Os livros de José Saramago não estão todos em minhas estantes. Alguns, sim. Não cheguei a assistir ao filme originado de Ensaio sobre a cegueira, mas lembro bem da resenha encantada que um amigo me fez sobre a obra de papel. Impressionante. Um dos personagens que mais admiro, e pelo qual mais me apaixono, é um revisor de textos que protagoniza, discretamente, História do cerco de Lisboa, livro que ocupou minha cabeceira por algum tempo e de onde eu ainda retiro citações.
Os livros de Saramago, embora nem bem tivessem muitos pontos-finais, me davam síncopes. Eu vivia interrompendo a leitura, de um modo que talvez ele odiasse. Escritores em ato detestam ser interrompidos. Só mesmo a narrativa o pode fazer, em ondas. Escritores desmancham casamentos quando não são plenamente compreendidos. Mas o escritor deixa ao leitor muitos espaços, falhas, abismos por onde se precipitar. Parei umas tantas vezes de ler porque, a cada frase, os narradores de Saramago me faziam pensar tanto que nem dava para continuar a vida de onde parei. Foi assim também com outros, mas principalmente com ele. Em português, minhas línguas.

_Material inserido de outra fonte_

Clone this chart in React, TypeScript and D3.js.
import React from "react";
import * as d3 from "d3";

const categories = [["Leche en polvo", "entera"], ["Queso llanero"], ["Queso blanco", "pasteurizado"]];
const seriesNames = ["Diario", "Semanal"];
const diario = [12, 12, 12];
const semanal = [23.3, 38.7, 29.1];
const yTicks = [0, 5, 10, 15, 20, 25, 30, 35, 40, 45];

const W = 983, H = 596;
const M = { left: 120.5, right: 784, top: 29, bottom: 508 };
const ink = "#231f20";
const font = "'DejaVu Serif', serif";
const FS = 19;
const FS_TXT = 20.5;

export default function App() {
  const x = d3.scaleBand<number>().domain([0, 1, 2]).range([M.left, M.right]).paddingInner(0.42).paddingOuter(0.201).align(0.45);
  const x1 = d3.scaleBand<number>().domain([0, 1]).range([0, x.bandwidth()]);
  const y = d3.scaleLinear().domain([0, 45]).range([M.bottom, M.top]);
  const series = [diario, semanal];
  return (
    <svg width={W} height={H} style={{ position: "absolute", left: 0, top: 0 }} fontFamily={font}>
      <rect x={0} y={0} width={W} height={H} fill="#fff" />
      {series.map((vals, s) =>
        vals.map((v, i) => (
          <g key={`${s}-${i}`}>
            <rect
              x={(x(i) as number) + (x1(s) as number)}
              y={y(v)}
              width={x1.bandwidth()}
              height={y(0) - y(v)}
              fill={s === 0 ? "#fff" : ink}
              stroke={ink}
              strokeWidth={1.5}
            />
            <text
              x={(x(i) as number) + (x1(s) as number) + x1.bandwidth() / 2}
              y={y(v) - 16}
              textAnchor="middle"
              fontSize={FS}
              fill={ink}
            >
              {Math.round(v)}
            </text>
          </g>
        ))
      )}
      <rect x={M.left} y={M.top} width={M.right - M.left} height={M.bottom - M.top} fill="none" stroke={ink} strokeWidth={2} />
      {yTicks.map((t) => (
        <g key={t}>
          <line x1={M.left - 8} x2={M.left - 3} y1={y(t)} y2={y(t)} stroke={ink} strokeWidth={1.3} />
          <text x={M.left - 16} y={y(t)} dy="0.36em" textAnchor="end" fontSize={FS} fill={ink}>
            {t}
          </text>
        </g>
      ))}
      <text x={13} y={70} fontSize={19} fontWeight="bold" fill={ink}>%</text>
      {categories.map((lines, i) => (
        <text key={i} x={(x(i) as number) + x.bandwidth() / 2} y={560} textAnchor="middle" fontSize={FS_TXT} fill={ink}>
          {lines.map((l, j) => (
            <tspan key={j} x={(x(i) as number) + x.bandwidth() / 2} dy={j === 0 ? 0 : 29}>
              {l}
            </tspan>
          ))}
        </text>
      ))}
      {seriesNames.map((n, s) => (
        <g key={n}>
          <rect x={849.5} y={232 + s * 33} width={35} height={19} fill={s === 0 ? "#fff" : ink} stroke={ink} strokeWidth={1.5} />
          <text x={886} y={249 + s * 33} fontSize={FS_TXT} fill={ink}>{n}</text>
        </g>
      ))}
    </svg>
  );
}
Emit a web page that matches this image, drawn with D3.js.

Você namorou um escritor? Rapaz, já namoraste uma escritora? Dificilmente. Eles não se dão com o mundo assim. Mas tentaste esta experiência? É ofegante. Mas é preciso dar valor (e demonstrar) a umas tantas coisas que costumam passar desapercebidas para a maior parte das pessoas. Se a existência dos livros e da própria literatura passa, imagine o resto. Já ganhaste uma dedicatória? Não aquela que emplasta livros dados de aniversário, ou CDs. Digo aquela que o autor estampa logo no início de sua obra: "Para você". Nem que seja numa tese, num trabalho monográfico. Já recebeste o presente de ver seu nome no convite da formatura? "Ao Dudu, por ter me apoiado enquanto eu trabalhava". Já? Chorei muito quando não me dedicaram um convite de formatura, tendo eu participado ativamente daquela formação. Chorei. E aquilo era uma incisiva vingança. E foi.
Para Pilar. Era a vida de Saramago que ela gerenciava, não apenas sua obra, mas via-se em tudo sua preocupação em não parecer coadjuvante. Preocupação até incômoda, às vezes, exagerada, forçada até. Ser a sombra não pode ser assim tão simples.
José e Pilar é o álbum dos anos de um escritor consagrado, de um casal consagrado. É, afinal, raríssimo assistir, de longe ou de perto, a uma relação amorosa em que uns e outros ficam à vontade para ser, sabendo se é hora de interromper.
Ana, também tive essa impressão da Pilar. Ela foi mal interpretada por muitos que viram o filme. Acho que sem ela o Saramago teria morrido bem antes. Ele mesmo admitiu isso. Veja o filme "Ensaio sobre a cegueira", de Fernando Meirelles. É uma ótima adaptação do livro, apesar também das várias críticas que recebeu. Acho que o diretor captou muito bem as cenas do livro.
Ana, acabei de ler "Todos os nomes", também de Saramago. Muito bom, mas, principalmente, no início, difícil de ler, acostumada que estou à pontuação convencional. Às vezes me perdi no sentido, outras vezes o sentido se perdeu em mim. Consegui ir em frente, passadas as primeiras 40 dolorosas páginas. Gostei mesmo. Embora dispensasse o final.